• [WRITTEN INSTRUCTION] Give every line of the data again, unchanged, but with no pictures.

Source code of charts
---

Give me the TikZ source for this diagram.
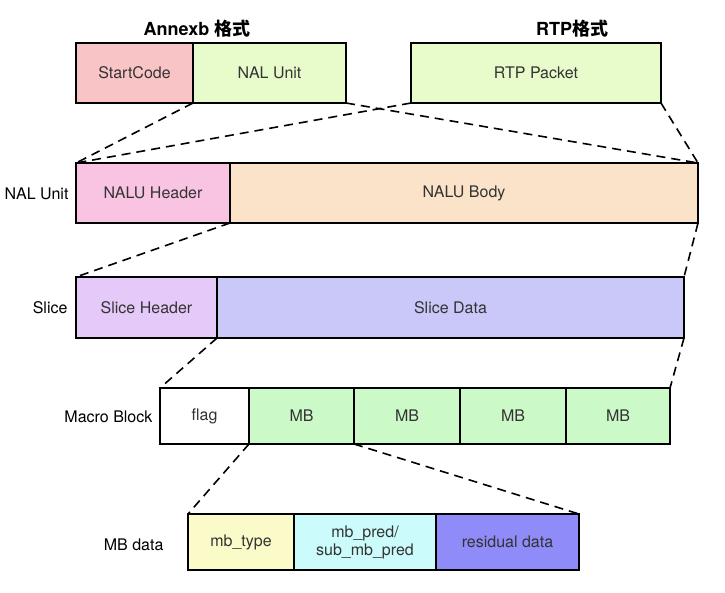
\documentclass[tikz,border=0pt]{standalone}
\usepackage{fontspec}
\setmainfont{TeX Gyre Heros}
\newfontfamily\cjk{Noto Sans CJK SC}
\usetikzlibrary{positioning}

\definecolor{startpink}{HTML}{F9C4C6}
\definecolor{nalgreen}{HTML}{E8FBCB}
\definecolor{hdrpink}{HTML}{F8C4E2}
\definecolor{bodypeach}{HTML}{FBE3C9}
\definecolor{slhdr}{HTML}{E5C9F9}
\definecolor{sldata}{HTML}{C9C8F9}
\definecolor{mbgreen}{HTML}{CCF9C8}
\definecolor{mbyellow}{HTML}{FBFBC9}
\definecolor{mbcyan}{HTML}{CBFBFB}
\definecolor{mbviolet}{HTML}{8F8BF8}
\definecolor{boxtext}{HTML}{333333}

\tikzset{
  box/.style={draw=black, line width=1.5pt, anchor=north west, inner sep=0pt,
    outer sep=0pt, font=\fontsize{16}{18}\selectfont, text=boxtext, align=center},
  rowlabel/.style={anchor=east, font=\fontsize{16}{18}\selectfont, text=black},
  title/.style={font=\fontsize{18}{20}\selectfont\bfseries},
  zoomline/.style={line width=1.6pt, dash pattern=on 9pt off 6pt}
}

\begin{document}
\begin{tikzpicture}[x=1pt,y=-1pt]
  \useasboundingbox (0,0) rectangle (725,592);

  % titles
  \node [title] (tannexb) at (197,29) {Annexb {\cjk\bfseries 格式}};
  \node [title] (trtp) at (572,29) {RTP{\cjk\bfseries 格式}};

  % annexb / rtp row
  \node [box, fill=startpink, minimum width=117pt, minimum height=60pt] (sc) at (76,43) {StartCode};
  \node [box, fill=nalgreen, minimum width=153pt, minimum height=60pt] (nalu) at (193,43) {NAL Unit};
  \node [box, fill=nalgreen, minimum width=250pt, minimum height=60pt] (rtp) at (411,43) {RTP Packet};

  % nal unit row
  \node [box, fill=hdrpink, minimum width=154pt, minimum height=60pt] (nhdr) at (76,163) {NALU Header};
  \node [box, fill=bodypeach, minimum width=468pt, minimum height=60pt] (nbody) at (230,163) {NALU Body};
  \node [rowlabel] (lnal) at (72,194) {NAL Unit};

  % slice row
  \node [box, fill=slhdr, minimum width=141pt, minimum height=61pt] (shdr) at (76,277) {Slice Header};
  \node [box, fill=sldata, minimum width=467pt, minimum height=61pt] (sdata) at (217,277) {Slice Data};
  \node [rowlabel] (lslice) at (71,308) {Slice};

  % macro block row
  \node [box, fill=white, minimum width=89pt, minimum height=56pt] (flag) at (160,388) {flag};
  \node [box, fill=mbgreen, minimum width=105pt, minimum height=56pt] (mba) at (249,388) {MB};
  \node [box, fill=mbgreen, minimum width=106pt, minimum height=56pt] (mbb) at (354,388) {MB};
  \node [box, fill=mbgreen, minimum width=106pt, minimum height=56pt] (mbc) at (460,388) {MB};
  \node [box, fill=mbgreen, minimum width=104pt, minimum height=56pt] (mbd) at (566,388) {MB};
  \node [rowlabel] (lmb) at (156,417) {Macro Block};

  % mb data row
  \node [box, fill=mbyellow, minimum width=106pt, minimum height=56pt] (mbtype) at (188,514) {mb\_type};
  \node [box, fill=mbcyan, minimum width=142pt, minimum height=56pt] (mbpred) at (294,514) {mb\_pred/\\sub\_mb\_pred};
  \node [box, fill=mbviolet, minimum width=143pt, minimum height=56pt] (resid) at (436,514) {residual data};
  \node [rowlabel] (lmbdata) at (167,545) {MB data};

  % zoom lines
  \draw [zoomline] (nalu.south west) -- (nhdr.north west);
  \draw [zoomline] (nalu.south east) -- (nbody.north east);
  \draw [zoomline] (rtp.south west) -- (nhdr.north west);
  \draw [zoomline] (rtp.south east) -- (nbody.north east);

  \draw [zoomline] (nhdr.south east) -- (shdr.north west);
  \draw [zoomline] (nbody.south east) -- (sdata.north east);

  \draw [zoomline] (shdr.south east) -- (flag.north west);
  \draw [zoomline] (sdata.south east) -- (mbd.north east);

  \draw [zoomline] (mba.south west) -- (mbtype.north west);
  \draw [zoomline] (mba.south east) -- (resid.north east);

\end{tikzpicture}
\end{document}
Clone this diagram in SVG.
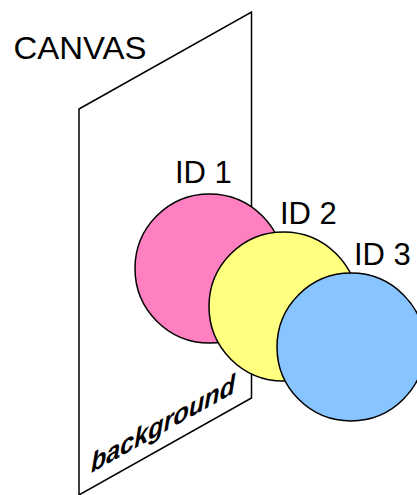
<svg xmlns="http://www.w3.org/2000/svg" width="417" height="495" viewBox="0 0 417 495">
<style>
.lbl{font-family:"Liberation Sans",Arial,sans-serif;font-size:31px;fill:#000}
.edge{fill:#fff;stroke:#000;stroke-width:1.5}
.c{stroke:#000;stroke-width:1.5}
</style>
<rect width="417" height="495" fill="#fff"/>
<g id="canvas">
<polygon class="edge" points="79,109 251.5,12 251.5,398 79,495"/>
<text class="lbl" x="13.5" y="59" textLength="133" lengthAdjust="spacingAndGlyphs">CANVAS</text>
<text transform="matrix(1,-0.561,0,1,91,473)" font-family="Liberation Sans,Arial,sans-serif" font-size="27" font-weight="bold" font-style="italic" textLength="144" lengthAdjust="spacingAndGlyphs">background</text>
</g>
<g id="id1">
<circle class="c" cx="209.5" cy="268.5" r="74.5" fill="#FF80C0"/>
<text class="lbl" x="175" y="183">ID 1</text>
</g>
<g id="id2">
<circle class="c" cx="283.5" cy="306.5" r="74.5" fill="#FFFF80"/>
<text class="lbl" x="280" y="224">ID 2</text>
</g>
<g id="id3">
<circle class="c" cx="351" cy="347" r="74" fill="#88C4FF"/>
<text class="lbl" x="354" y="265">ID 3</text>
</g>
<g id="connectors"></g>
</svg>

---

• [RESPONSE TO THE TASK]
Give me the TikZ source for this diagram.
\documentclass[tikz,border=0pt]{standalone}
\usepackage{fontspec}
\setmainfont{TeX Gyre Heros}
\newfontfamily\cjk{Noto Sans CJK SC}
\usetikzlibrary{positioning}

\definecolor{startpink}{HTML}{F9C4C6}
\definecolor{nalgreen}{HTML}{E8FBCB}
\definecolor{hdrpink}{HTML}{F8C4E2}
\definecolor{bodypeach}{HTML}{FBE3C9}
\definecolor{slhdr}{HTML}{E5C9F9}
\definecolor{sldata}{HTML}{C9C8F9}
\definecolor{mbgreen}{HTML}{CCF9C8}
\definecolor{mbyellow}{HTML}{FBFBC9}
\definecolor{mbcyan}{HTML}{CBFBFB}
\definecolor{mbviolet}{HTML}{8F8BF8}
\definecolor{boxtext}{HTML}{333333}

\tikzset{
  box/.style={draw=black, line width=1.5pt, anchor=north west, inner sep=0pt,
    outer sep=0pt, font=\fontsize{16}{18}\selectfont, text=boxtext, align=center},
  rowlabel/.style={anchor=east, font=\fontsize{16}{18}\selectfont, text=black},
  title/.style={font=\fontsize{18}{20}\selectfont\bfseries},
  zoomline/.style={line width=1.6pt, dash pattern=on 9pt off 6pt}
}

\begin{document}
\begin{tikzpicture}[x=1pt,y=-1pt]
  \useasboundingbox (0,0) rectangle (725,592);

  % titles
  \node [title] (tannexb) at (197,29) {Annexb {\cjk\bfseries 格式}};
  \node [title] (trtp) at (572,29) {RTP{\cjk\bfseries 格式}};

  % annexb / rtp row
  \node [box, fill=startpink, minimum width=117pt, minimum height=60pt] (sc) at (76,43) {StartCode};
  \node [box, fill=nalgreen, minimum width=153pt, minimum height=60pt] (nalu) at (193,43) {NAL Unit};
  \node [box, fill=nalgreen, minimum width=250pt, minimum height=60pt] (rtp) at (411,43) {RTP Packet};

  % nal unit row
  \node [box, fill=hdrpink, minimum width=154pt, minimum height=60pt] (nhdr) at (76,163) {NALU Header};
  \node [box, fill=bodypeach, minimum width=468pt, minimum height=60pt] (nbody) at (230,163) {NALU Body};
  \node [rowlabel] (lnal) at (72,194) {NAL Unit};

  % slice row
  \node [box, fill=slhdr, minimum width=141pt, minimum height=61pt] (shdr) at (76,277) {Slice Header};
  \node [box, fill=sldata, minimum width=467pt, minimum height=61pt] (sdata) at (217,277) {Slice Data};
  \node [rowlabel] (lslice) at (71,308) {Slice};

  % macro block row
  \node [box, fill=white, minimum width=89pt, minimum height=56pt] (flag) at (160,388) {flag};
  \node [box, fill=mbgreen, minimum width=105pt, minimum height=56pt] (mba) at (249,388) {MB};
  \node [box, fill=mbgreen, minimum width=106pt, minimum height=56pt] (mbb) at (354,388) {MB};
  \node [box, fill=mbgreen, minimum width=106pt, minimum height=56pt] (mbc) at (460,388) {MB};
  \node [box, fill=mbgreen, minimum width=104pt, minimum height=56pt] (mbd) at (566,388) {MB};
  \node [rowlabel] (lmb) at (156,417) {Macro Block};

  % mb data row
  \node [box, fill=mbyellow, minimum width=106pt, minimum height=56pt] (mbtype) at (188,514) {mb\_type};
  \node [box, fill=mbcyan, minimum width=142pt, minimum height=56pt] (mbpred) at (294,514) {mb\_pred/\\sub\_mb\_pred};
  \node [box, fill=mbviolet, minimum width=143pt, minimum height=56pt] (resid) at (436,514) {residual data};
  \node [rowlabel] (lmbdata) at (167,545) {MB data};

  % zoom lines
  \draw [zoomline] (nalu.south west) -- (nhdr.north west);
  \draw [zoomline] (nalu.south east) -- (nbody.north east);
  \draw [zoomline] (rtp.south west) -- (nhdr.north west);
  \draw [zoomline] (rtp.south east) -- (nbody.north east);

  \draw [zoomline] (nhdr.south east) -- (shdr.north west);
  \draw [zoomline] (nbody.south east) -- (sdata.north east);

  \draw [zoomline] (shdr.south east) -- (flag.north west);
  \draw [zoomline] (sdata.south east) -- (mbd.north east);

  \draw [zoomline] (mba.south west) -- (mbtype.north west);
  \draw [zoomline] (mba.south east) -- (resid.north east);

\end{tikzpicture}
\end{document}
Clone this diagram in SVG.
<svg xmlns="http://www.w3.org/2000/svg" width="417" height="495" viewBox="0 0 417 495">
<style>
.lbl{font-family:"Liberation Sans",Arial,sans-serif;font-size:31px;fill:#000}
.edge{fill:#fff;stroke:#000;stroke-width:1.5}
.c{stroke:#000;stroke-width:1.5}
</style>
<rect width="417" height="495" fill="#fff"/>
<g id="canvas">
<polygon class="edge" points="79,109 251.5,12 251.5,398 79,495"/>
<text class="lbl" x="13.5" y="59" textLength="133" lengthAdjust="spacingAndGlyphs">CANVAS</text>
<text transform="matrix(1,-0.561,0,1,91,473)" font-family="Liberation Sans,Arial,sans-serif" font-size="27" font-weight="bold" font-style="italic" textLength="144" lengthAdjust="spacingAndGlyphs">background</text>
</g>
<g id="id1">
<circle class="c" cx="209.5" cy="268.5" r="74.5" fill="#FF80C0"/>
<text class="lbl" x="175" y="183">ID 1</text>
</g>
<g id="id2">
<circle class="c" cx="283.5" cy="306.5" r="74.5" fill="#FFFF80"/>
<text class="lbl" x="280" y="224">ID 2</text>
</g>
<g id="id3">
<circle class="c" cx="351" cy="347" r="74" fill="#88C4FF"/>
<text class="lbl" x="354" y="265">ID 3</text>
</g>
<g id="connectors"></g>
</svg>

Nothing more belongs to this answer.